Thursday, March 11, 2004
Texas Company Removes Web List of Malpractice Plaintiffs
The action was welcomed by patients who had been listed and a consumer advocacy group, Texas Watch, that called the five-month-old site "a mean-spirited database to deny access to medical care."
This web site, and the various political and ethical questions that it raised, is a great example of the explosive power of the Web. There is a lot of information in the world that is literally public, in the sense that it is available to anybody who asks for it. Much of it resides in American courthouses. As long as this information is difficult to find, digest, catalog and search, nobody much gives a damn. But if you go to the trouble to organize it into one web site into a form that an interested party can search through conveniently, people go wild with rage.
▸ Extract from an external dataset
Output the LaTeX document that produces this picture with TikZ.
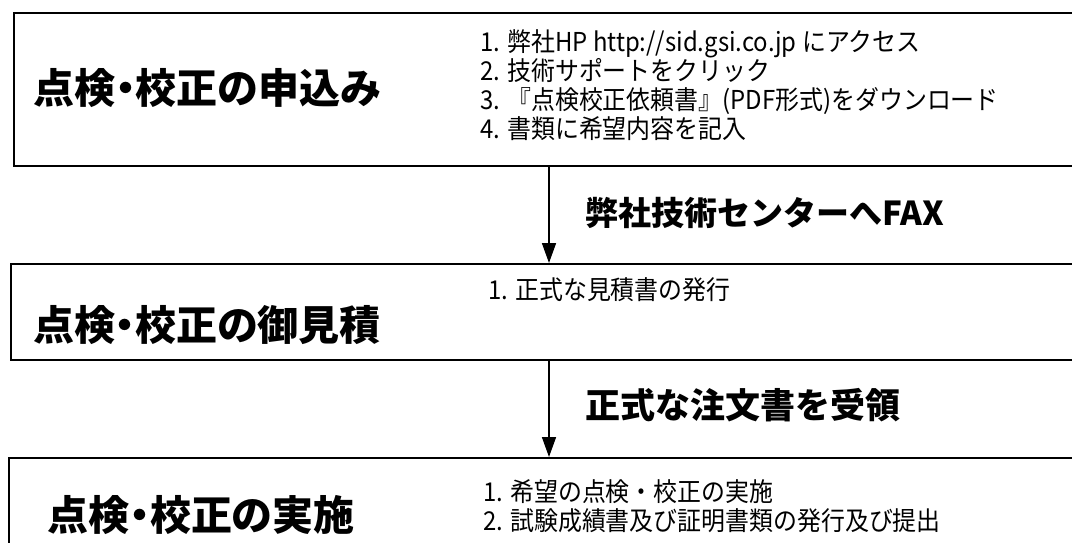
\documentclass[tikz,border=0pt]{standalone}
\usepackage{fontspec}
\newfontfamily\jp{Noto Sans CJK JP}
\newfontfamily\jpp[RawFeature=+palt]{Noto Sans CJK JP}
\newfontfamily\jpn[FakeStretch=0.92]{Noto Sans CJK JP}
\usetikzlibrary{arrows.meta}
\tikzset{
  box/.style={draw=black, line width=2.2pt, anchor=north west, inner sep=0pt},
  ttl/.style={font={\jpp\bfseries\fontsize{41}{46}\selectfont}, inner sep=0pt},
  lst/.style={font={\jpn\fontsize{26}{29}\selectfont}, align=left, anchor=west, inner sep=0pt},
  lbl/.style={font={\jp\bfseries\fontsize{33}{38}\selectfont}, anchor=west, inner sep=0pt},
  arr/.style={line width=1.6pt, -{Triangle[length=20pt, width=14pt]}}
}
\begin{document}
\begin{tikzpicture}[x=1pt,y=-1pt]
\useasboundingbox (0,0) rectangle (1072,542);
\clip (0,0) rectangle (1072,542);
\node[box, minimum width=1080pt, minimum height=153pt] (b1) at (13,12) {};
\node[box, minimum width=1080pt, minimum height=96pt] (b2) at (10,263) {};
\node[box, minimum width=1080pt, minimum height=110pt] (b3) at (8,457) {};
\node[ttl] (t1) at (207,88) {点検・校正の申込み};
\node[ttl] (t2) at (207,325) {点検・校正の御見積};
\node[ttl] (t3) at (201,515) {点検・校正の実施};
\node[lst] (l1) at (480,85) {1. 弊社HP http://sid.gsi.co.jp にアクセス\\2. 技術サポートをクリック\\3. 『点検校正依頼書』(PDF形式)をダウンロード\\4. 書類に希望内容を記入};
\node[lst] (l2) at (488,290) {1. 正式な見積書の発行};
\node[lst] (l3) at (483,506) {1. 希望の点検・校正の実施\\2. 試験成績書及び証明書類の発行及び提出};
\coordinate (ax) at (549,0);
\draw[arr] (b1.south -| ax) -- (b2.north -| ax);
\draw[arr] (b2.south -| ax) -- (b3.north -| ax);
\node[lbl] (f1) at (585,213) {弊社技術センターへFAX};
\node[lbl, font={\jp\bfseries\fontsize{35}{40}\selectfont}] (f2) at (585,405) {正式な注文書を受領};
\end{tikzpicture}
\end{document}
The opponents aren't really complaining about the existence of the web site. They are complaining about the response to the web site. In this case, some doctors may have used the web site's data to "blacklist" patients. Is this inappropriate or unethical for a doctor to do? DB's Medical Rants has some interesting thinking on the topic, here, here, and here.
Of course, a doctor needn't use the information on the web site to blacklist patients. He or she might decide to spend more time with the patient, more carefully explaining the risks entailed with the medical procedure in question, or the error rate associated with diagnosis in general. This would be a good thing for the patient and the doctor, even if it is bad news for the trial bar, which feeds off of anger more than anything else.
Then again, a doctor might use the database to lower the risk of a malpractice claim by ordering more than the usual number of laboratory tests. In this case, the use of the database burdens the patient's employer, or the government, with added expense. Is this fair for the doctor to do?
My own view is that everybody is entitled to one lawsuit. Bad things happen, and the courts exist to shift damages to the wrongdoer on those occasions when somebody has, in fact, been damaged. However, since most people go their entire lives without bringing a lawsuit, or even having a plausible cause to seek recoveries other than small claims, we should view a person's second lawsuit with great skepticism. The second lawsuit suggests a person who did not learn a damn thing from their first experience (check out your doctor, ask questions, learn what you can about the treatments you receive and the drugs you take), or worse, a person looking to recover on fraudulent, or at least unsympathetic, grounds.